5. Temperature nonuniformity

Uneven temperature causes inconsistent viscosity and uneven drawdown. If the tank feeds a continuous process, that inconsistency will show up downstream as flow instability or metering variation.

Maintenance: what actually keeps these tanks reliable

Maintenance on cooking oil tanks is usually manageable, but only if the plant treats them as process equipment rather than passive containers. The difference is important.

Routine checks should include:

inspection of heater elements or steam jacket performance
verification of temperature sensor accuracy
checking for leaks at nozzles, gaskets, and sample points
confirming vent and breather cleanliness
looking for buildup at the drain and bottom slope
testing pump suction conditions and line strainers

In plants with heavy use, I would also recommend scheduled internal inspection during shutdowns. Small discoloration patches, carbonized deposits around heaters, or sticky film on the walls are early signs that operating temperature, residence time, or cleaning frequency needs adjustment.

Cleaning methods depend on service. Some tanks can be cleaned with hot detergent circulation and full drainage. Others require manual access and wipe-downs. The design should make the chosen method practical. If cleaning requires awkward internal access or excessive downtime, crews will eventually shorten the procedure. That is when residue begins accumulating.

Controls and instrumentation: keep it simple, but not primitive

Cooking oil systems do not always need sophisticated automation, but they do need reliable control. A basic temperature loop with high-high temperature protection is often the minimum for heated service. Level instrumentation matters too, especially if the tank feeds a batch fryer or metering skid.

Useful instrumentation may include:

bulk temperature transmitter
high-temperature cutoff
level gauge or continuous level transmitter
low-level pump interlock
pressure gauge or vacuum breaker where appropriate

One practical point: level measurement in oil can be less straightforward than it looks, especially with foam, temperature variation, or variable product density. Simple sight glasses are sometimes more dependable than overcomplicated transmitters, provided they are installed and maintained correctly.

Buyer misconceptions that cause trouble later

There are a few recurring misconceptions that show up during procurement.

“Bigger tank means fewer problems”

Not always. Larger tanks can mean longer residence time, more heat loss, more inventory tied up, and greater oxidation risk if the oil is not consumed quickly. Oversizing can be as problematic as undersizing.

“Food-grade oil storage is low maintenance”

Only if the tank is unheated and lightly used. Once heating, recirculation, or frequent transfers are involved, maintenance becomes routine and specific.

“A standard tank will work if we add a heater”

Sometimes yes. Often no. The tank may lack the circulation paths, outlet geometry, or insulation needed for stable heated service. Retrofitting can end up more expensive than selecting the right vessel from the start.

“Oil doesn’t need much cleaning because it’s not water-based”

Residue still accumulates, and degraded oil can polymerize on hot surfaces.

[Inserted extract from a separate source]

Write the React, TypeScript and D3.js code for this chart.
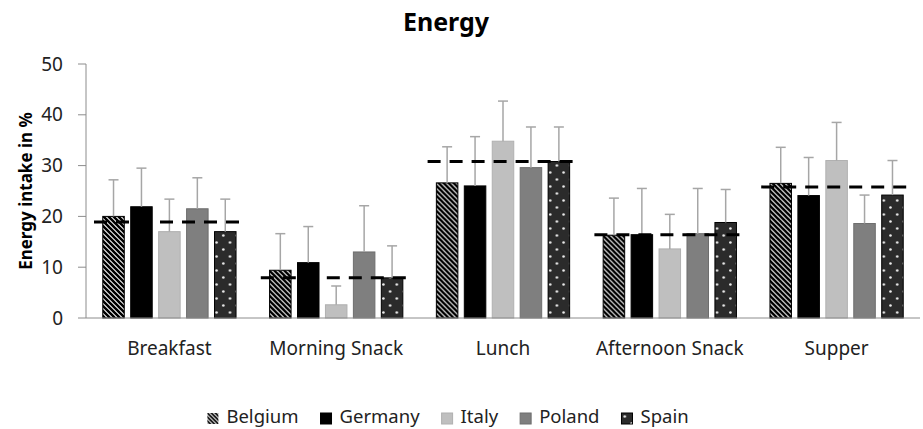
import * as d3 from "d3";

const WIDTH = 923;
const HEIGHT = 429;
const MARGIN = { top: 64, right: 3, bottom: 111, left: 86 };
const FONT = "'Noto Sans', 'Open Sans', sans-serif";

const CATEGORIES = ["Breakfast", "Morning Snack", "Lunch", "Afternoon Snack", "Supper"];
const COUNTRIES = ["Belgium", "Germany", "Italy", "Poland", "Spain"];

// mean energy intake (%) per meal, one array per country
const BELGIUM = [20.0, 9.4, 26.6, 16.3, 26.5];
const GERMANY = [21.9, 10.9, 26.0, 16.4, 24.1];
const ITALY = [17.0, 2.6, 34.8, 13.6, 31.0];
const POLAND = [21.5, 13.0, 29.6, 16.6, 18.6];
const SPAIN = [17.0, 7.9, 30.8, 18.8, 24.2];

// upper error bar (SD) per meal
const BELGIUM_SD = [7.2, 7.2, 7.1, 7.3, 7.1];
const GERMANY_SD = [7.6, 7.1, 9.7, 9.1, 7.5];
const ITALY_SD = [6.4, 3.7, 7.9, 6.8, 7.5];
const POLAND_SD = [6.1, 9.1, 8.0, 8.9, 5.6];
const SPAIN_SD = [6.4, 6.3, 6.8, 6.5, 6.8];

// overall mean across the five countries (dashed line)
const OVERALL = [18.9, 7.9, 30.8, 16.4, 25.8];

const Y_TICKS = [0, 10, 20, 30, 40, 50];

const VALUES = [BELGIUM, GERMANY, ITALY, POLAND, SPAIN];
const SDS = [BELGIUM_SD, GERMANY_SD, ITALY_SD, POLAND_SD, SPAIN_SD];

const FILLS = ["url(#stripes)", "#000000", "#bfbfbf", "#7f7f7f", "url(#dots)"];
const STROKES = ["#000000", "#000000", "#b0b0b0", "#6e6e6e", "#000000"];

const INNER_W = WIDTH - MARGIN.left - MARGIN.right;
const INNER_H = HEIGHT - MARGIN.top - MARGIN.bottom;

function measure(text: string, font: string): number {
  const ctx = document.createElement("canvas").getContext("2d");
  if (!ctx) return text.length * 10;
  ctx.font = font;
  return ctx.measureText(text).width;
}

export default function App() {
  const x0 = d3.scaleBand<string>().domain(CATEGORIES).range([0, INNER_W]).padding(0);
  const x1 = d3
    .scaleBand<string>()
    .domain(COUNTRIES)
    .range([0, x0.bandwidth()])
    .paddingInner(0.23)
    .paddingOuter(0.6);
  const y = d3.scaleLinear().domain([0, 50]).range([INNER_H, 0]);

  // legend layout from measured text widths
  const legendSize = 18.5;
  const legendFont = `${legendSize}px ${FONT}`;
  const SW = 11;
  const items = COUNTRIES.map((c) => ({ c, w: SW + 8 + measure(c, legendFont) }));
  const GAP = 22;
  const total = d3.sum(items, (d) => d.w) + GAP * (items.length - 1);
  let cursor = 448 - total / 2;
  const legend = items.map((d) => {
    const pos = { ...d, x: cursor };
    cursor += d.w + GAP;
    return pos;
  });

  return (
    <svg
      width={WIDTH}
      height={HEIGHT}
      style={{ position: "absolute", left: 0, top: 0, background: "#fff" }}
      fontFamily={FONT}
    >
      <defs>
        <pattern id="stripes" patternUnits="userSpaceOnUse" width="5" height="5">
          <rect width="5" height="5" fill="#fff" />
          <path d="M-1,-1 L6,6 M-1,4 L1,6 M4,-1 L6,1" stroke="#000" strokeWidth="2.6" />
        </pattern>
        <pattern id="dots" patternUnits="userSpaceOnUse" width="13.4" height="14">
          <rect width="13.4" height="14" fill="#2b2b2b" />
          <circle cx="3.3" cy="3.5" r="1.3" fill="#ededed" />
          <circle cx="10" cy="10.5" r="1.3" fill="#ededed" />
        </pattern>
        <pattern id="stripesSmall" patternUnits="userSpaceOnUse" width="4" height="4">
          <rect width="4" height="4" fill="#fff" />
          <path d="M-1,-1 L5,5 M-1,3 L1,5 M3,-1 L5,1" stroke="#000" strokeWidth="1.8" />
        </pattern>
      </defs>

      <text x={446} y={31} textAnchor="middle" fontSize={25} fontWeight="bold" fill="#000">
        Energy
      </text>

      <text
        transform={`translate(32, ${MARGIN.top + INNER_H / 2}) rotate(-90)`}
        textAnchor="middle"
        fontSize={17}
        fontWeight="bold"
        fill="#000"
      >
        Energy intake in %
      </text>

      <g transform={`translate(${MARGIN.left},${MARGIN.top})`}>
        {/* y axis */}
        <line x1={0} x2={0} y1={y(0)} y2={y(50)} stroke="#8c8c8c" strokeWidth={1} />
        {Y_TICKS.map((t) => (
          <g key={t}>
            <line x1={-8} x2={0} y1={y(t)} y2={y(t)} stroke="#8c8c8c" strokeWidth={1} />
            <text x={-23} y={y(t)} dy="0.35em" textAnchor="end" fontSize={19} fill="#222">
              {t}
            </text>
          </g>
        ))}

        {/* bars */}
        {CATEGORIES.map((cat, ci) => (
          <g key={cat} transform={`translate(${x0(cat)},0)`}>
            {COUNTRIES.map((c, si) => {
              const v = VALUES[si][ci];
              const bx = x1(c) ?? 0;
              const bw = x1.bandwidth();
              return (
                <rect
                  key={c}
                  x={bx}
                  y={y(v)}
                  width={bw}
                  height={y(0) - y(v)}
                  fill={FILLS[si]}
                  stroke={STROKES[si]}
                  strokeWidth={1}
                />
              );
            })}
            {COUNTRIES.map((c, si) => {
              const v = VALUES[si][ci];
              const top = v + SDS[si][ci];
              const cx = (x1(c) ?? 0) + x1.bandwidth() / 2;
              return (
                <g key={c} stroke="#a6a6a6" strokeWidth={1.5}>
                  <line x1={cx} x2={cx} y1={y(v)} y2={y(top)} />
                  <line x1={cx - 5} x2={cx + 5} y1={y(top)} y2={y(top)} />
                </g>
              );
            })}
            <line
              x1={8}
              x2={x0.bandwidth() - 8}
              y1={y(OVERALL[ci])}
              y2={y(OVERALL[ci])}
              stroke="#000"
              strokeWidth={3}
              strokeDasharray="13,9"
            />
            <text
              x={x0.bandwidth() / 2}
              y={INNER_H + 37}
              textAnchor="middle"
              fontSize={19}
              fill="#222"
            >
              {cat}
            </text>
          </g>
        ))}

        {/* x axis */}
        <line x1={0} x2={INNER_W} y1={y(0)} y2={y(0)} stroke="#8c8c8c" strokeWidth={1} />
      </g>

      {/* legend */}
      <g>
        {legend.map((d, i) => (
          <g key={d.c} transform={`translate(${d.x},413)`}>
            <rect
              width={SW}
              height={SW}
              fill={i === 0 ? "url(#stripesSmall)" : FILLS[i]}
              stroke={i === 0 ? "none" : STROKES[i]}
              strokeWidth={1}
            />
            <text x={SW + 8} y={10} fontSize={legendSize} fill="#222">
              {d.c}
            </text>
          </g>
        ))}
      </g>
    </svg>
  );
}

Ignoring this leads to harder cleaning, poorer heat transfer, and shorter equipment life.

How to evaluate a tank before buying

When reviewing a cooking oil tank specification, I would focus on the following points rather than brochure claims:

actual process duty: storage, heating, buffering, or used oil collection
oil type and expected viscosity range
normal and worst-case ambient temperatures
required transfer rate and pump arrangement
cleaning method and access requirements
insulation and heat-loss expectations
instrumentation and interlocks
drainability and heel volume
compatibility of gaskets, seals, and valves with hot oil service

If the supplier cannot explain how the tank will behave during start-up, winter operation, shutdown, and cleaning, that is a warning sign. A vendor who has only sold “containers” may not have solved the real process problem.

Final practical advice from the floor

Cooking oil tanks work well when they are designed around three things: temperature behavior, cleanability, and transfer reliability. Leave out any one of those, and the system becomes harder to operate than it should be.

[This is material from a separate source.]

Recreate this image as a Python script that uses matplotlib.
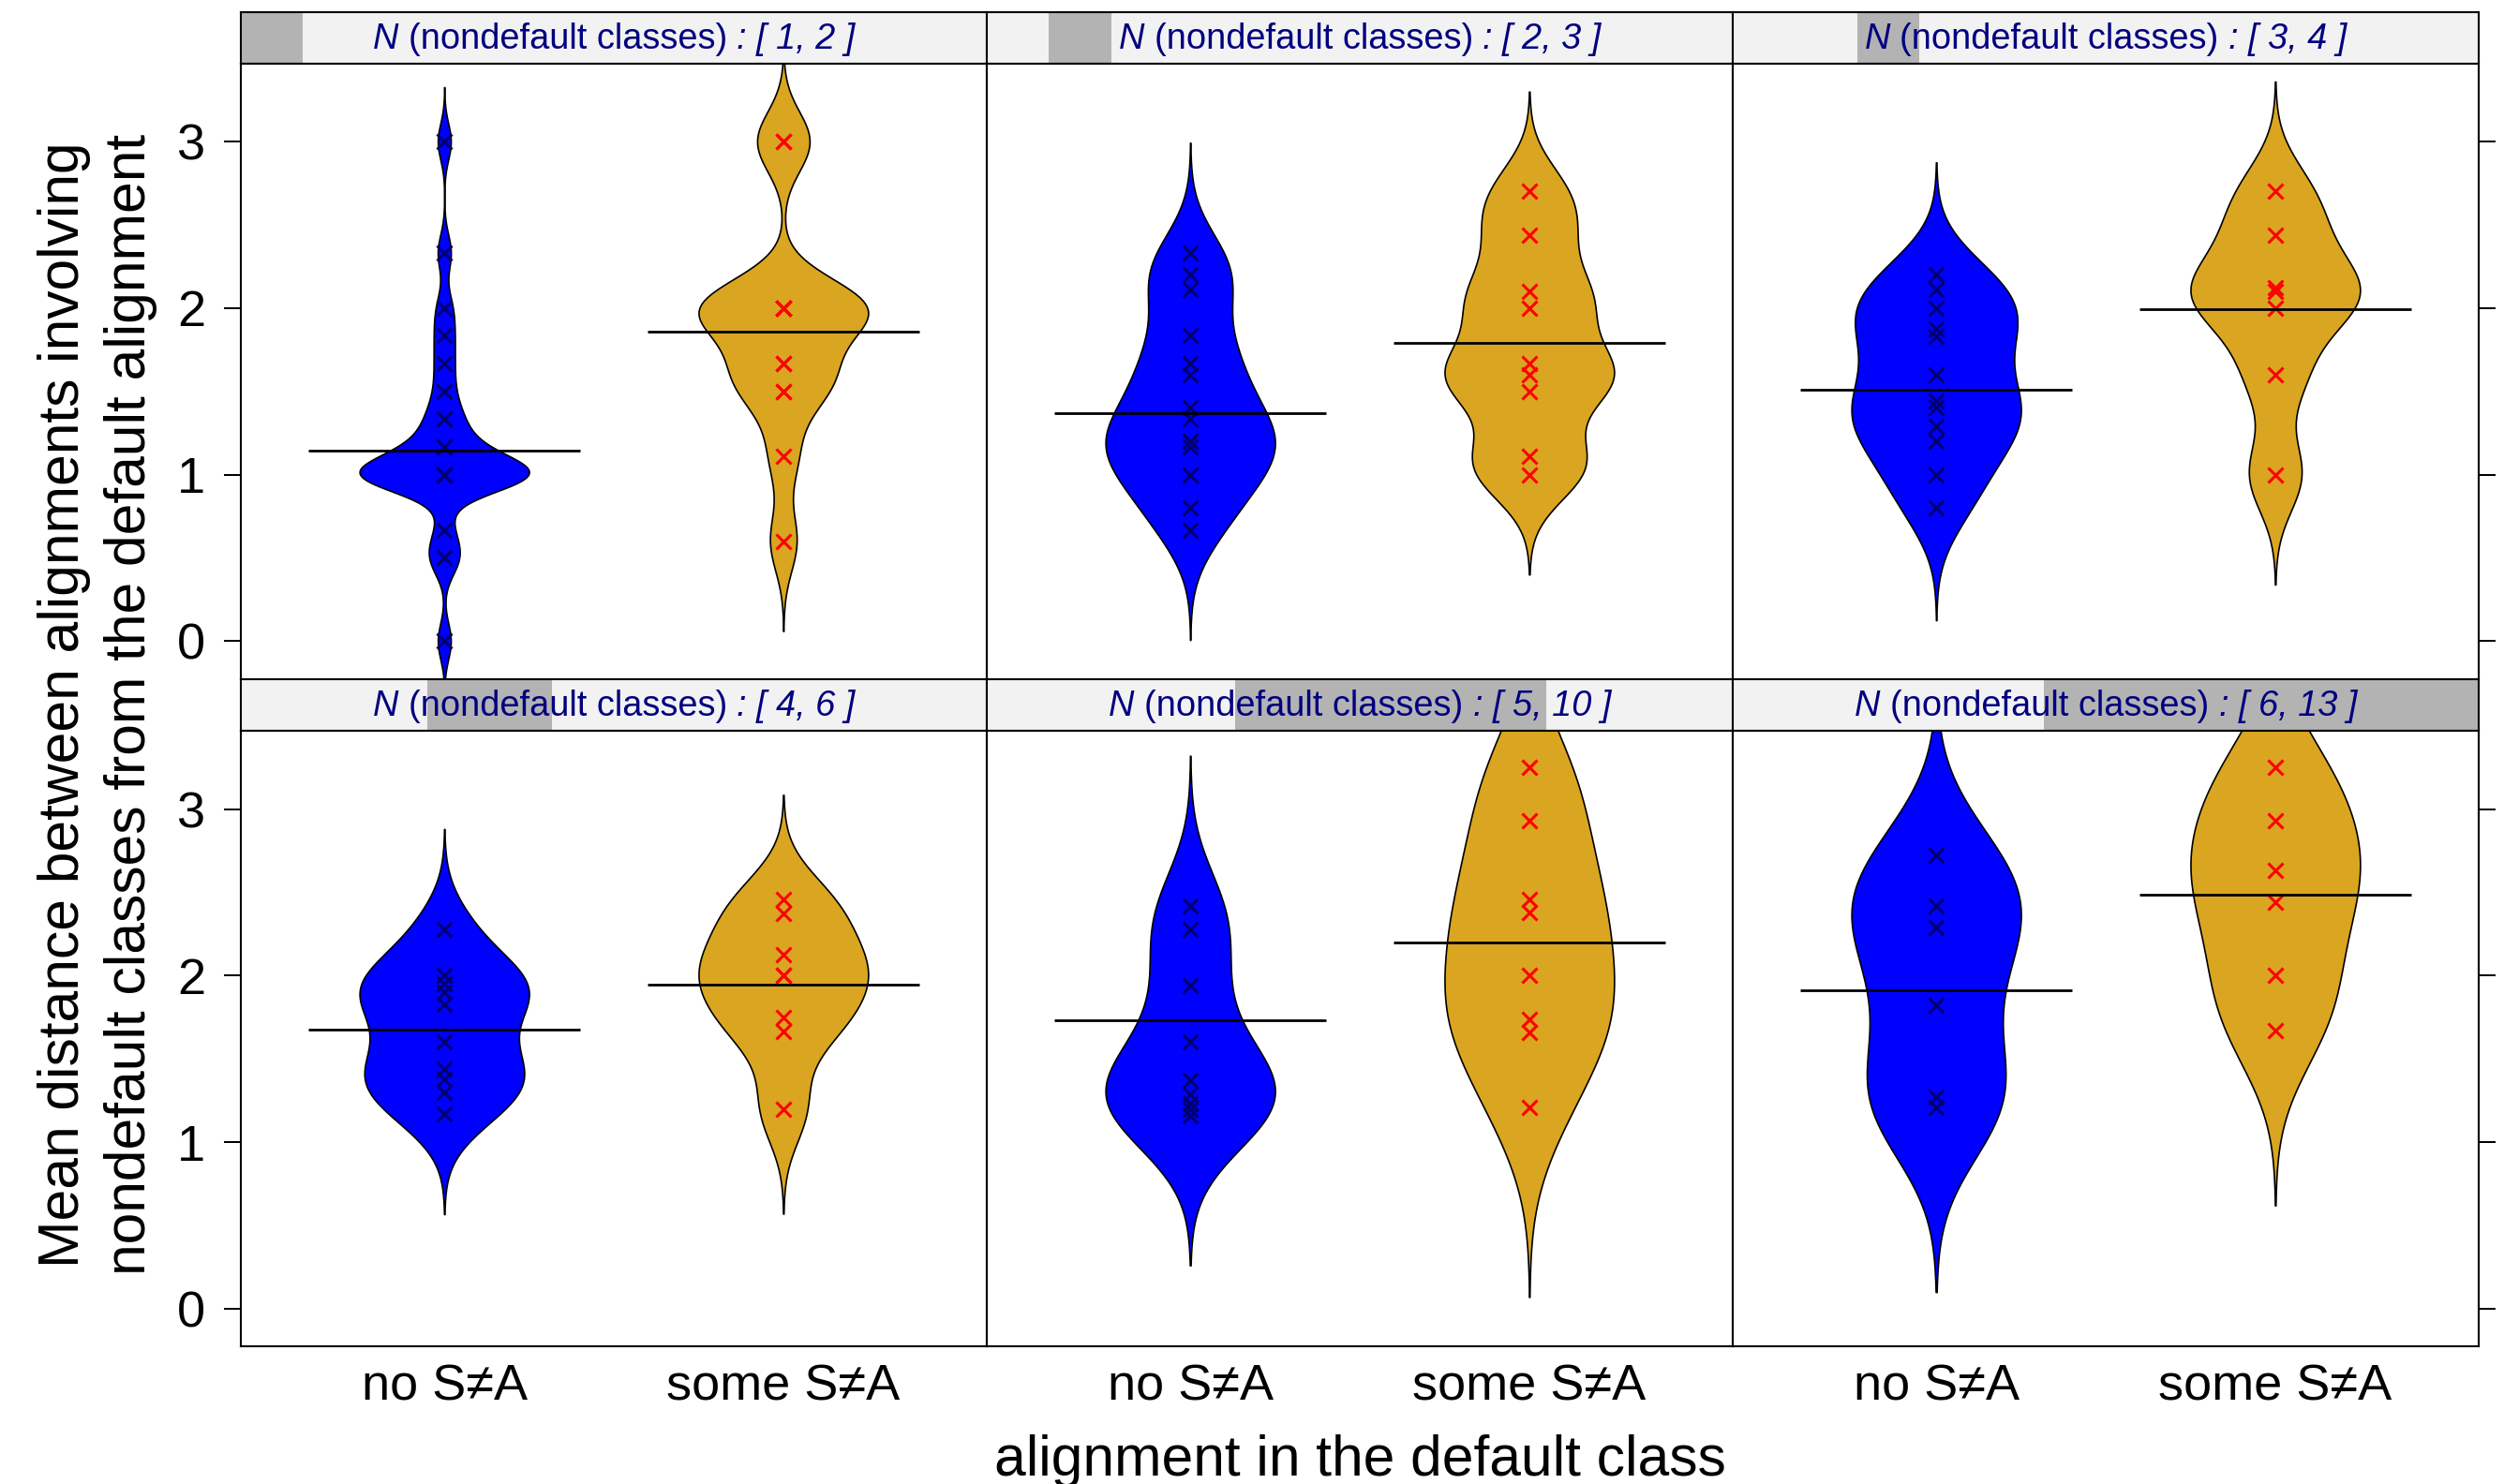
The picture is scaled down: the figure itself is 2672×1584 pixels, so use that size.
import matplotlib
matplotlib.use("Agg")
import matplotlib.pyplot as plt
import numpy as np

plt.rcParams["font.family"] = ["Liberation Sans", "DejaVu Sans"]

# ---------------------------------------------------------------------------
# Data
# ---------------------------------------------------------------------------
groups = ["no S≠A", "some S≠A"]
shingle_lo = [1, 2, 3, 4, 5, 6]
shingle_hi = [2, 3, 4, 6, 10, 13]

# mean distance per language, one list per panel
no_sa = [
    [0.0, 0.5, 0.5, 0.667, 1.0, 1.0, 1.0, 1.0, 1.0, 1.0, 1.0, 1.0, 1.0, 1.0, 1.0, 1.0,
     1.167, 1.167, 1.167, 1.333, 1.333, 1.5, 1.667, 1.833, 2.0, 2.333, 3.0],
    [0.667, 0.8, 1.0, 1.0, 1.167, 1.2, 1.2, 1.333, 1.4, 1.6, 1.667, 1.833, 2.111, 2.2, 2.333],
    [0.8, 1.0, 1.2, 1.29, 1.4, 1.44, 1.6, 1.83, 1.875, 2.0, 2.11, 2.2],
    [1.167, 1.3, 1.38, 1.44, 1.6, 1.83, 1.9, 1.95, 2.0, 2.28],
    [1.16, 1.2, 1.23, 1.29, 1.37, 1.6, 1.94, 2.28, 2.42],
    [1.21, 1.27, 1.82, 2.29, 2.42, 2.72],
]
some_sa = [
    [0.6, 1.11, 1.5, 1.5, 1.667, 1.667, 2.0, 2.0, 2.0, 2.0, 2.0, 2.0, 3.0, 3.0],
    [1.0, 1.11, 1.5, 1.6, 1.667, 2.0, 2.1, 2.44, 2.7],
    [1.0, 1.6, 2.0, 2.1, 2.125, 2.44, 2.7],
    [1.2, 1.667, 1.75, 2.0, 2.0, 2.125, 2.375, 2.455],
    [1.21, 1.66, 1.74, 2.0, 2.38, 2.46, 2.93, 3.25],
    [1.67, 2.0, 2.44, 2.63, 2.93, 3.25],
]
# kernel bandwidths of the density outlines
bw_no = [0.109, 0.22, 0.225, 0.2, 0.3, 0.37]
bw_some = [0.18, 0.2, 0.22, 0.21, 0.38, 0.35]
# horizontal lines (group means)
mean_no = [1.144, 1.367, 1.508, 1.673, 1.734, 1.914]
mean_some = [1.861, 1.792, 1.996, 1.946, 2.198, 2.485]

y_ticks = [0, 1, 2, 3]
y_limits = (-0.226, 3.47)

# ---------------------------------------------------------------------------
# Layout (pixels of the 2672 x 1584 canvas)
# ---------------------------------------------------------------------------
W, H, DPI = 2672, 1584, 200
col_edges = [257, 1053, 1849, 2645]
strip_top = [13, 725]
panel_top = [67.5, 780]
panel_bot = [724.5, 1437]

fill_colors = ["#0000FF", "#DAA520"]
point_colors = ["#000070", "#FF0000"]
text_blue = "#000080"

fig = plt.figure(figsize=(W / DPI, H / DPI), dpi=DPI)
renderer = fig.canvas.get_renderer()


def fx(px):
    return px / W


def fy(py):
    return 1 - py / H


def draw_violin(ax, pos, vals, bw, color):
    v = np.asarray(vals, dtype=float)
    grid = np.linspace(v.min() - 3 * bw, v.max() + 3 * bw, 512)
    dens = np.exp(-0.5 * ((grid[:, None] - v[None, :]) / bw) ** 2).sum(axis=1)
    half = dens / dens.max() * 0.25
    ax.fill_betweenx(grid, pos - half, pos + half, facecolor=color,
                     edgecolor="black", linewidth=0.6, zorder=2)


def strip_label(ax, lo, hi):
    size = 13.7
    parts = [("N", "italic"), ("(nondefault classes)", "normal"),
             (f": [ {lo}, {hi} ]", "italic")]
    probe_a = ax.text(0, 0, "NN", fontsize=size)
    probe_b = ax.text(0, 0, "N N", fontsize=size)
    gap = (probe_b.get_window_extent(renderer).width
           - probe_a.get_window_extent(renderer).width)
    probe_a.remove()
    probe_b.remove()
    texts = [ax.text(0, 0.47, s, style=st, fontsize=size, color=text_blue,
                     ha="left", va="center", transform=ax.transAxes)
             for s, st in parts]
    widths = [t.get_window_extent(renderer).width for t in texts]
    ax_w = ax.get_window_extent(renderer).width
    total = sum(widths) + gap * (len(widths) - 1)
    x = 0.5 - total / 2 / ax_w
    for t, w in zip(texts, widths):
        t.set_x(x)
        x += (w + gap) / ax_w


for i in range(6):
    row, col = divmod(i, 3)
    x0, x1 = fx(col_edges[col]), fx(col_edges[col + 1])

    # strip with shingle level indicator
    sax = fig.add_axes([x0, fy(panel_top[row]), x1 - x0,
                        fy(strip_top[row]) - fy(panel_top[row])])
    sax.set_facecolor("#F2F2F2")
    sax.set_xlim(min(shingle_lo), max(shingle_hi))
    sax.set_ylim(0, 1)
    sax.axvspan(shingle_lo[i], shingle_hi[i], color="#B3B3B3", lw=0)
    sax.set_xticks([])
    sax.set_yticks([])
    for sp in sax.spines.values():
        sp.set_linewidth(0.75)
    strip_label(sax, shingle_lo[i], shingle_hi[i])

    # panel
    ax = fig.add_axes([x0, fy(panel_bot[row]), x1 - x0,
                       fy(panel_top[row]) - fy(panel_bot[row])])
    ax.set_xlim(0.4, 2.6)
    ax.set_ylim(*y_limits)
    for sp in ax.spines.values():
        sp.set_linewidth(0.75)

    for g, (vals, bw, mu) in enumerate([(no_sa[i], bw_no[i], mean_no[i]),
                                        (some_sa[i], bw_some[i], mean_some[i])]):
        pos = g + 1
        draw_violin(ax, pos, vals, bw, fill_colors[g])
        ax.plot(np.full(len(vals), pos), vals, linestyle="none", marker="x",
                markersize=5.8, markeredgewidth=1.1, color=point_colors[g], zorder=3)
        ax.hlines(mu, pos - 0.4, pos + 0.4, color="black", linewidth=1.0, zorder=4)

    ax.set_yticks(y_ticks)
    ax.tick_params(axis="y", length=6.5, width=0.72, pad=7.2, labelsize=19.5,
                   left=(col == 0), labelleft=(col == 0),
                   right=(col == 2), labelright=False)
    if row == 1:
        ax.set_xticks([1, 2], groups)
        ax.tick_params(axis="x", length=0, pad=6.5, labelsize=19.5)
    else:
        ax.set_xticks([])

# axis titles
fig.text(fx(84), fy(752), "Mean distance between alignments involving",
         rotation=90, rotation_mode="anchor", ha="center", va="baseline",
         fontsize=21.8)
fig.text(fx(155), fy(752), "nondefault classes from the default alignment",
         rotation=90, rotation_mode="anchor", ha="center", va="baseline",
         fontsize=21.8)
fig.text(fx(1451), fy(1575), "alignment in the default class",
         ha="center", va="baseline", fontsize=21.8)

fig.savefig("out.png", dpi=DPI)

The most reliable installations I have seen are not the most complex. They are the ones where the heater is sized conservatively, the circulation path is obvious, the drains are real drains, and maintenance can reach everything without improvisation. Small details matter. They always do.

If you are specifying a new tank for food processing, think beyond capacity and material grade. Ask how the oil will move, how it will age, how it will be cleaned, and how the plant will keep it within spec after six months of production. That is where the real engineering lives.